Your instructions
Can you print the data exactly and leave out each image?

Source material
▬▬▬

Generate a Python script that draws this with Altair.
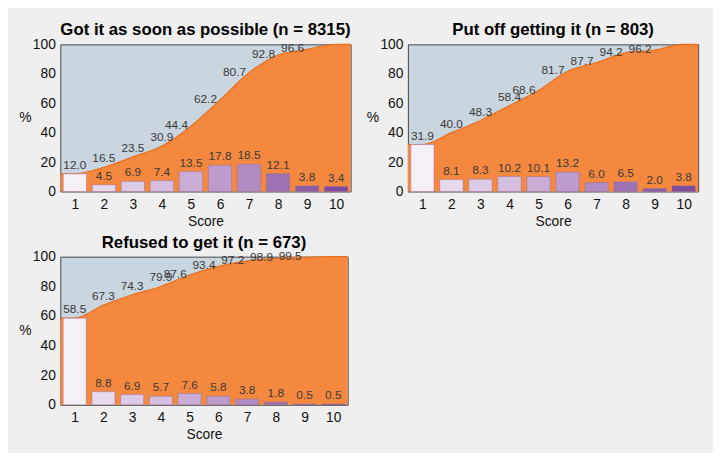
import altair as alt
import pandas as pd

scores = [1, 2, 3, 4, 5, 6, 7, 8, 9, 10]

titles = [
    "Got it as soon as possible (n = 8315)",
    "Put off getting it (n = 803)",
    "Refused to get it (n = 673)",
]

pct_asap = [12.0, 4.5, 6.9, 7.4, 13.5, 17.8, 18.5, 12.1, 3.8, 3.4]
cum_asap = [12.0, 16.5, 23.5, 30.9, 44.4, 62.2, 80.7, 92.8, 96.6, 100.0]

pct_putoff = [31.9, 8.1, 8.3, 10.2, 10.1, 13.2, 6.0, 6.5, 2.0, 3.8]
cum_putoff = [31.9, 40.0, 48.3, 58.4, 68.6, 81.7, 87.7, 94.2, 96.2, 100.0]

pct_refused = [58.5, 8.8, 6.9, 5.7, 7.6, 5.8, 3.8, 1.8, 0.5, 0.5]
cum_refused = [58.5, 67.3, 74.3, 79.9, 87.6, 93.4, 97.2, 98.9, 99.5, 100.0]

y_ticks = [0, 20, 40, 60, 80, 100]

FONT = "Liberation Sans"
ORANGE = "#f5883f"
ORANGE_LINE = "#ea6f1c"
PLOT_BG = "#c9d5df"
PURPLES = ["#f5eff8", "#e6dbee", "#dccbe6", "#d4bfe0", "#c9add7",
           "#bd9bcd", "#b18bc3", "#9d72b3", "#8b5ea7", "#7f4c9d"]
TEXT = "#3a3a3a"

XS = alt.Scale(domain=[0.5, 10.5], nice=False, zero=False)
YS = alt.Scale(domain=[0, 100], nice=False)


def panel(title, pct, cum, w, h):
    df = pd.DataFrame({"score": scores, "pct": pct, "cum": cum})
    # area spans the whole band: hold first value at the left edge, last at the right edge
    area_df = pd.DataFrame({
        "x": [scores[0] - 0.5] + scores + [scores[-1] + 0.5],
        "cum": [cum[0]] + cum + [cum[-1]],
    })
    x_axis = alt.Axis(values=scores, format="d", title="Score")
    y_axis = alt.Axis(values=y_ticks, title="%", titleAngle=0, titleX=-36, titleY=h / 2,
                      titleAlign="center", titleBaseline="middle")

    area = alt.Chart(area_df).mark_area(
        color=ORANGE, opacity=1, interpolate="monotone",
        line={"color": ORANGE_LINE, "strokeWidth": 1.2}
    ).encode(
        x=alt.X("x:Q", scale=XS, axis=x_axis, title="Score"),
        y=alt.Y("cum:Q", scale=YS, axis=y_axis, title="%"),
    )

    base = alt.Chart(df)
    bars = base.transform_calculate(
        x0="datum.score - 0.4", x1="datum.score + 0.4"
    ).mark_bar(stroke="#8e6aa6", strokeWidth=0.8, strokeOpacity=0.55, opacity=1).encode(
        x=alt.X("x0:Q", scale=XS, axis=x_axis, title="Score"),
        x2="x1:Q",
        y=alt.Y("pct:Q", scale=YS, axis=y_axis, title="%"),
        y2=alt.datum(0),
        color=alt.Color("score:O", scale=alt.Scale(domain=scores, range=PURPLES), legend=None),
    )
    bar_labels = base.mark_text(baseline="bottom", dy=-2, fontSize=12, font=FONT,
                                color=TEXT).encode(
        x=alt.X("score:Q", scale=XS, axis=x_axis, title="Score"),
        y=alt.Y("pct:Q", scale=YS, axis=y_axis, title="%"),
        text=alt.Text("pct:Q", format=".1f"),
    )
    cum_low = base.transform_filter(
        "datum.score >= 2 && datum.score <= 4"
    ).mark_text(baseline="bottom", dy=-2, fontSize=12, font=FONT, color=TEXT).encode(
        x=alt.X("score:Q", scale=XS, axis=x_axis, title="Score"),
        y=alt.Y("cum:Q", scale=YS, axis=y_axis, title="%"),
        text=alt.Text("cum:Q", format=".1f"),
    )
    cum_high = base.transform_filter(
        "datum.score >= 5 && datum.score <= 9"
    ).transform_calculate(lx="datum.score - 0.5").mark_text(
        baseline="middle", dy=-1, fontSize=12, font=FONT, color=TEXT
    ).encode(
        x=alt.X("lx:Q", scale=XS, axis=x_axis, title="Score"),
        y=alt.Y("cum:Q", scale=YS, axis=y_axis, title="%"),
        text=alt.Text("cum:Q", format=".1f"),
    )
    return alt.layer(area, bars, bar_labels, cum_low, cum_high).properties(
        width=w, height=h,
        title=alt.TitleParams(title, fontSize=17, fontWeight="bold", font=FONT,
                              color="#000", anchor="middle", offset=-2, frame="group"),
    )


p1 = panel(titles[0], pct_asap, cum_asap, 294, 149)
p2 = panel(titles[1], pct_putoff, cum_putoff, 294, 149)
p3 = panel(titles[2], pct_refused, cum_refused, 291, 150)

chart = alt.vconcat(
    alt.hconcat(p1, p2, spacing=12),
    p3,
    spacing=4,
).properties(
    background="#efefef",
    padding={"left": 10, "top": 10, "right": 12, "bottom": 8},
).configure_view(
    fill=PLOT_BG, stroke="#444", strokeWidth=1
).configure_axis(
    ticks=False, domain=False, grid=False, labelOverlap=False, labelFlush=False,
    labelFontSize=14, titleFontSize=14, titleFontWeight="normal",
    labelFont=FONT, titleFont=FONT, labelColor="#111", titleColor="#111",
).configure_axisX(
    labelPadding=6, titlePadding=3,
).configure_axisY(
    labelPadding=5,
)

chart.save("out.html", embed_options={"renderer": "svg", "actions": False})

▬▬▬

Reply to the task
Generate a Python script that draws this with Altair.
import altair as alt
import pandas as pd

scores = [1, 2, 3, 4, 5, 6, 7, 8, 9, 10]

titles = [
    "Got it as soon as possible (n = 8315)",
    "Put off getting it (n = 803)",
    "Refused to get it (n = 673)",
]

pct_asap = [12.0, 4.5, 6.9, 7.4, 13.5, 17.8, 18.5, 12.1, 3.8, 3.4]
cum_asap = [12.0, 16.5, 23.5, 30.9, 44.4, 62.2, 80.7, 92.8, 96.6, 100.0]

pct_putoff = [31.9, 8.1, 8.3, 10.2, 10.1, 13.2, 6.0, 6.5, 2.0, 3.8]
cum_putoff = [31.9, 40.0, 48.3, 58.4, 68.6, 81.7, 87.7, 94.2, 96.2, 100.0]

pct_refused = [58.5, 8.8, 6.9, 5.7, 7.6, 5.8, 3.8, 1.8, 0.5, 0.5]
cum_refused = [58.5, 67.3, 74.3, 79.9, 87.6, 93.4, 97.2, 98.9, 99.5, 100.0]

y_ticks = [0, 20, 40, 60, 80, 100]

FONT = "Liberation Sans"
ORANGE = "#f5883f"
ORANGE_LINE = "#ea6f1c"
PLOT_BG = "#c9d5df"
PURPLES = ["#f5eff8", "#e6dbee", "#dccbe6", "#d4bfe0", "#c9add7",
           "#bd9bcd", "#b18bc3", "#9d72b3", "#8b5ea7", "#7f4c9d"]
TEXT = "#3a3a3a"

XS = alt.Scale(domain=[0.5, 10.5], nice=False, zero=False)
YS = alt.Scale(domain=[0, 100], nice=False)


def panel(title, pct, cum, w, h):
    df = pd.DataFrame({"score": scores, "pct": pct, "cum": cum})
    # area spans the whole band: hold first value at the left edge, last at the right edge
    area_df = pd.DataFrame({
        "x": [scores[0] - 0.5] + scores + [scores[-1] + 0.5],
        "cum": [cum[0]] + cum + [cum[-1]],
    })
    x_axis = alt.Axis(values=scores, format="d", title="Score")
    y_axis = alt.Axis(values=y_ticks, title="%", titleAngle=0, titleX=-36, titleY=h / 2,
                      titleAlign="center", titleBaseline="middle")

    area = alt.Chart(area_df).mark_area(
        color=ORANGE, opacity=1, interpolate="monotone",
        line={"color": ORANGE_LINE, "strokeWidth": 1.2}
    ).encode(
        x=alt.X("x:Q", scale=XS, axis=x_axis, title="Score"),
        y=alt.Y("cum:Q", scale=YS, axis=y_axis, title="%"),
    )

    base = alt.Chart(df)
    bars = base.transform_calculate(
        x0="datum.score - 0.4", x1="datum.score + 0.4"
    ).mark_bar(stroke="#8e6aa6", strokeWidth=0.8, strokeOpacity=0.55, opacity=1).encode(
        x=alt.X("x0:Q", scale=XS, axis=x_axis, title="Score"),
        x2="x1:Q",
        y=alt.Y("pct:Q", scale=YS, axis=y_axis, title="%"),
        y2=alt.datum(0),
        color=alt.Color("score:O", scale=alt.Scale(domain=scores, range=PURPLES), legend=None),
    )
    bar_labels = base.mark_text(baseline="bottom", dy=-2, fontSize=12, font=FONT,
                                color=TEXT).encode(
        x=alt.X("score:Q", scale=XS, axis=x_axis, title="Score"),
        y=alt.Y("pct:Q", scale=YS, axis=y_axis, title="%"),
        text=alt.Text("pct:Q", format=".1f"),
    )
    cum_low = base.transform_filter(
        "datum.score >= 2 && datum.score <= 4"
    ).mark_text(baseline="bottom", dy=-2, fontSize=12, font=FONT, color=TEXT).encode(
        x=alt.X("score:Q", scale=XS, axis=x_axis, title="Score"),
        y=alt.Y("cum:Q", scale=YS, axis=y_axis, title="%"),
        text=alt.Text("cum:Q", format=".1f"),
    )
    cum_high = base.transform_filter(
        "datum.score >= 5 && datum.score <= 9"
    ).transform_calculate(lx="datum.score - 0.5").mark_text(
        baseline="middle", dy=-1, fontSize=12, font=FONT, color=TEXT
    ).encode(
        x=alt.X("lx:Q", scale=XS, axis=x_axis, title="Score"),
        y=alt.Y("cum:Q", scale=YS, axis=y_axis, title="%"),
        text=alt.Text("cum:Q", format=".1f"),
    )
    return alt.layer(area, bars, bar_labels, cum_low, cum_high).properties(
        width=w, height=h,
        title=alt.TitleParams(title, fontSize=17, fontWeight="bold", font=FONT,
                              color="#000", anchor="middle", offset=-2, frame="group"),
    )


p1 = panel(titles[0], pct_asap, cum_asap, 294, 149)
p2 = panel(titles[1], pct_putoff, cum_putoff, 294, 149)
p3 = panel(titles[2], pct_refused, cum_refused, 291, 150)

chart = alt.vconcat(
    alt.hconcat(p1, p2, spacing=12),
    p3,
    spacing=4,
).properties(
    background="#efefef",
    padding={"left": 10, "top": 10, "right": 12, "bottom": 8},
).configure_view(
    fill=PLOT_BG, stroke="#444", strokeWidth=1
).configure_axis(
    ticks=False, domain=False, grid=False, labelOverlap=False, labelFlush=False,
    labelFontSize=14, titleFontSize=14, titleFontWeight="normal",
    labelFont=FONT, titleFont=FONT, labelColor="#111", titleColor="#111",
).configure_axisX(
    labelPadding=6, titlePadding=3,
).configure_axisY(
    labelPadding=5,
)

chart.save("out.html", embed_options={"renderer": "svg", "actions": False})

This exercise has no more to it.